Social and political knowledge grows as a result of both criticism and sympathetic imagination through dialogical reasoning; thereby incorporating insight from an ever more sophisticated and broadening vision.

Quotes from Knowledge and Belief in Politics edited by Robert Benewick, R.N. Berki, and Bhikhu Parekh

you cannot falsify something without comparing it to something other than itself. nothing is self-falsifying, not when we consider that external facts are that which physical theories are ‘compared’ to… it seems that falsification and comparison is not the dichotomy, but rather falsification and affirmation (of the opposite or other) would be a more accurate dualist picture of theory critique.

the problem of inventing the atom bomb were purely physical and not “moral”-- the USE of the atom bomb, once created, are more social/moral problems.

a “comparison” between the physics and the social morality of the atom bomb by the scientists developing the bomb (as you seem to suggest) would be superfluous and detrimental to their stated goal; their goal was to create a bomb using atomic nuclear power. their goal was never to decide HOW or WHY/WHERE to use the bomb… thats not the job of scientists, but of politicians.

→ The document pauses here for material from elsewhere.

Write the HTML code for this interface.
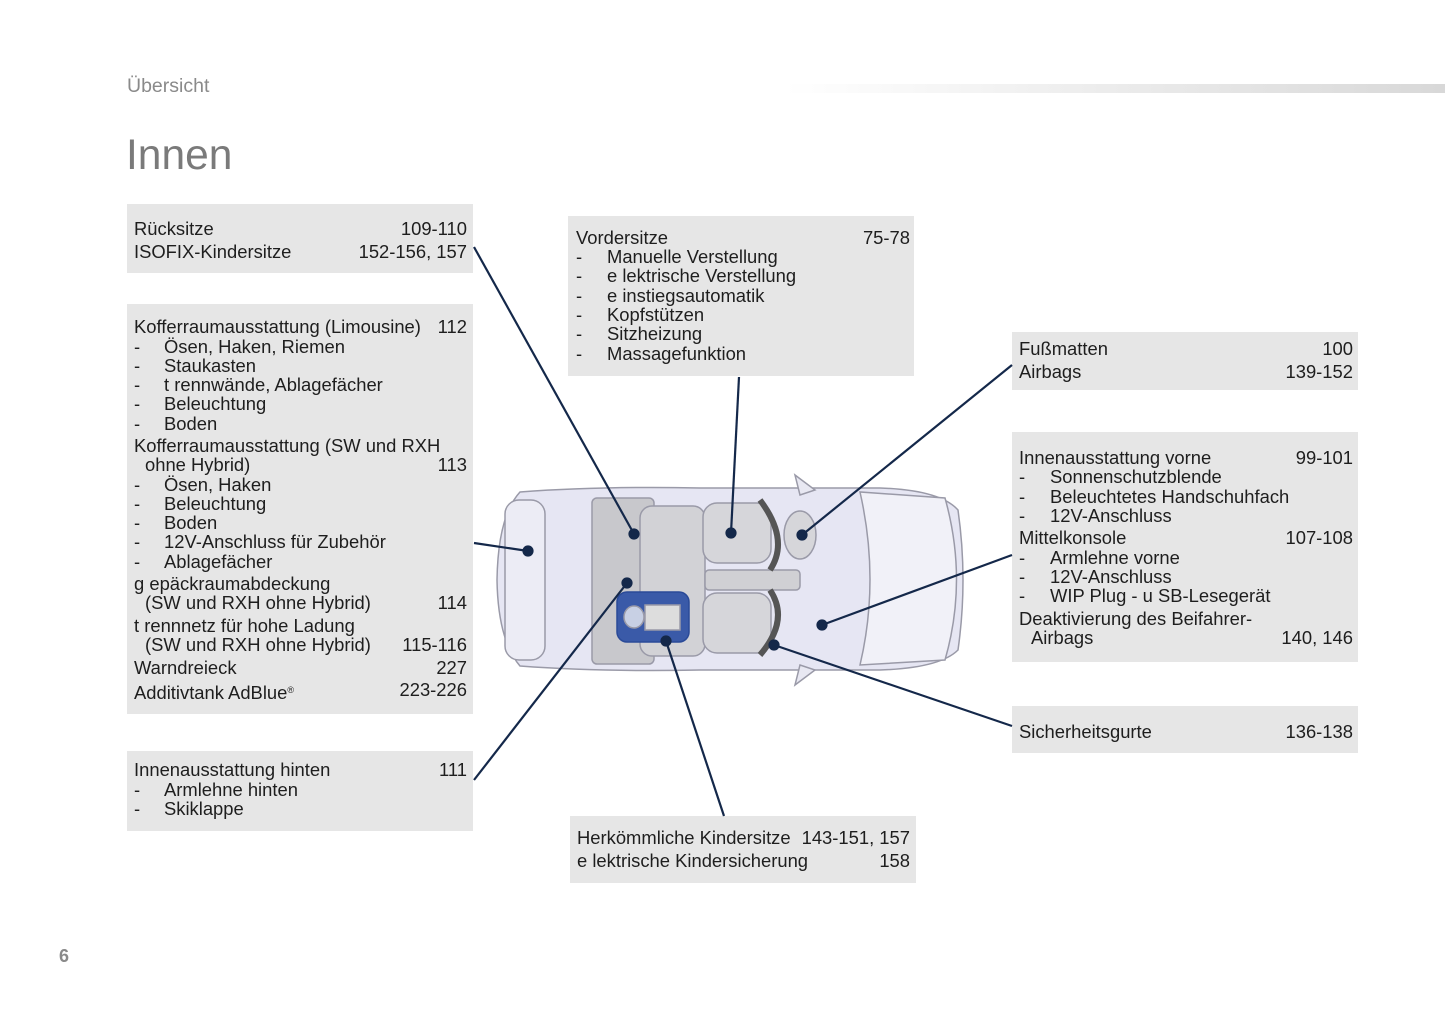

natural selection can be explained by physical fact. science; just because its not always readily available doesnt mean we need a “narrative”, it only means we need to redouble our efforts to scientifically understand the theory in question.

what exactly do you mean by narrative, and why are “human sciences” inherently immune to “physical measurements”?

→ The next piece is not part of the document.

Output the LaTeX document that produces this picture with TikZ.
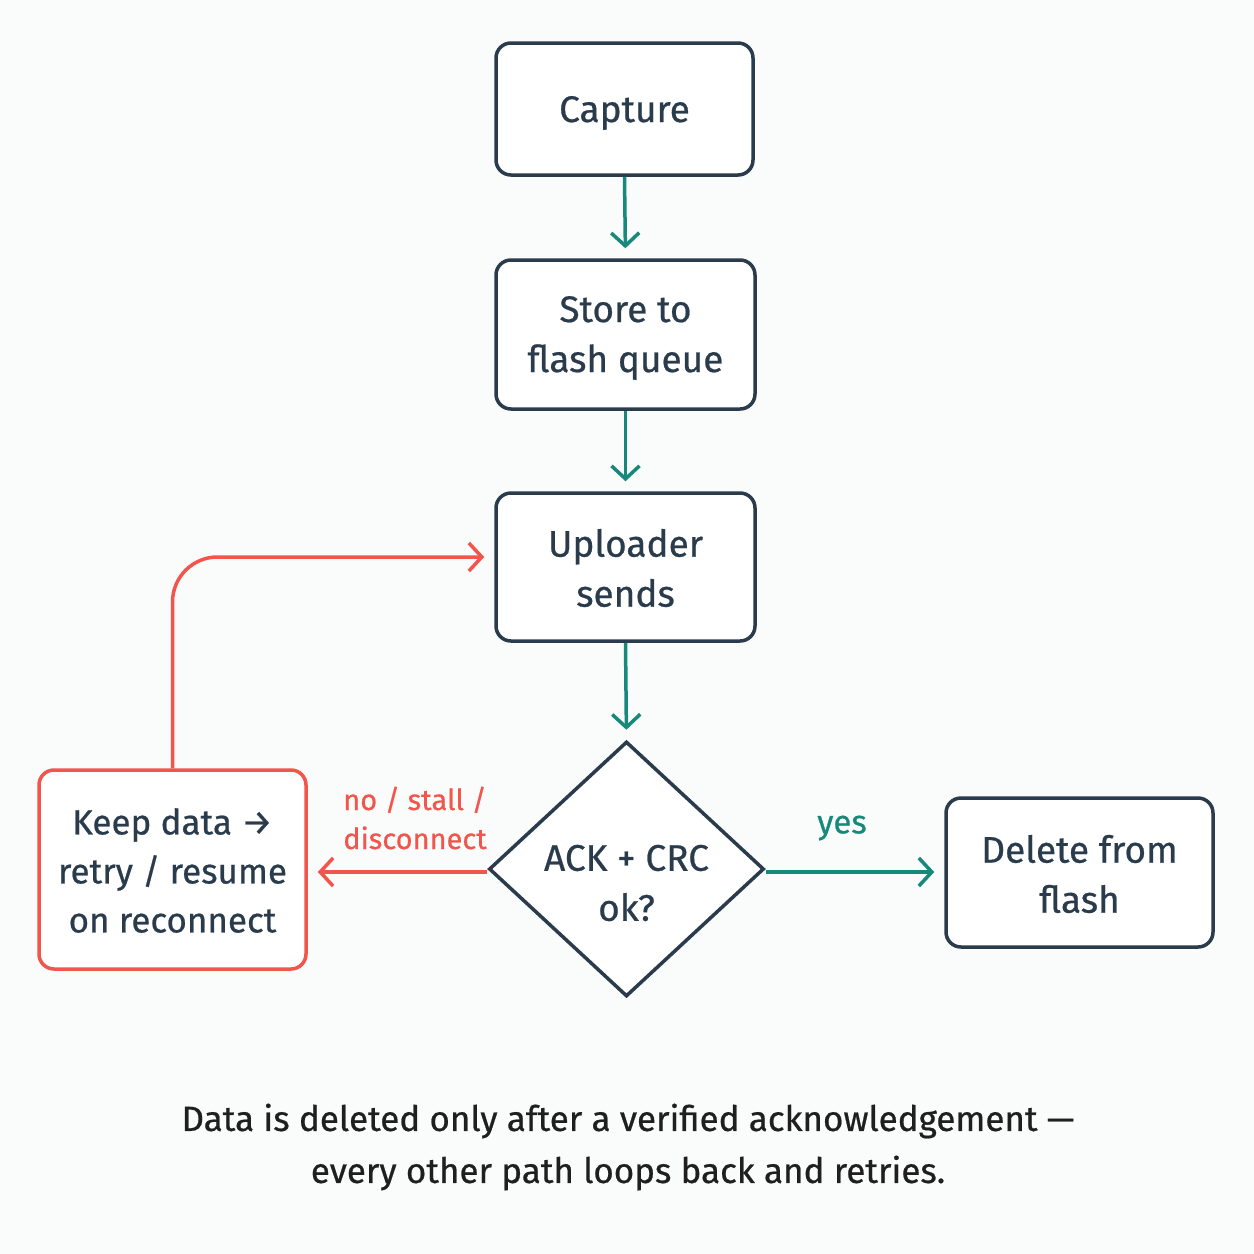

equally importantly, how does a “sympathetic and imaginative dialogue in which each contestant tries to learn from the rest” favor the conditions necessary for an objective/reality-oriented standard of critique to be applied, by which we can determine a theory’s truthfulness or falsification? if we recognize a perspective or application of theory as wrong, why would we need to try and “learn” from it? what would this gain us, but ambiguity, uncertainty and increasing error?

We live in two very different worlds; a world of technical and technological order and clarity, and a world of personal and social disorder and confusion. We are increasingly able to solve problems in one domain and increasingly endangered by our inability to solve problems in the other.

Normal science, as defined by Thomas Kuhn in The Structure of Scientific Revolutions, is successful primarily because it is a domain of knowledge controlled by paradigms. The paradigm defines the standards, principles and methods of the discipline. It is not apparent to the laity but science moves forward in small incremental steps. Science seldom seeks and almost never produces major novelties.

Science solves puzzles. The logic of the paradigm insulates the professional group from problems that are unsolvable by that paradigm. One reason that science progresses so rapidly and with such assurance is because the logic of that paradigm allows the practitioners to work on problems that only their lack of ingenuity will keep them from solving.

Science uses instrumental rationality to solve puzzles. Instrumental rationality is a systematic process for reflecting upon the best action to take to reach an established end. The obvious question becomes ‘what mode of rationality is available for determining ends?’ Instrumental rationality appears to be of little use in determining such matters as “good” and “right”.

There is a striking difference between the logic of technical problems and that of dialectical problems. The principles, methods and standards for dealing with technical problems and problems of “real life” are as different as night and day. Real life problems cannot be solved only using deductive and inductive reasoning.

Dialectical reasoning methods require the ability to slip quickly between contradictory lines of reasoning. One needs skill to develop a synthesis of one point of view with another. Where technical matters are generally confined to only one well understood frame of reference real life problems become multi-dimensional totalities.

When we think dialectically we are guided by principles not by procedures. Real life problems span multiple categories and academic disciplines. We need point-counter-point argumentation; we need emancipatory reasoning to resolve dialectical problems. We need Critical Thinking skills and attitudes to resolve real life problems.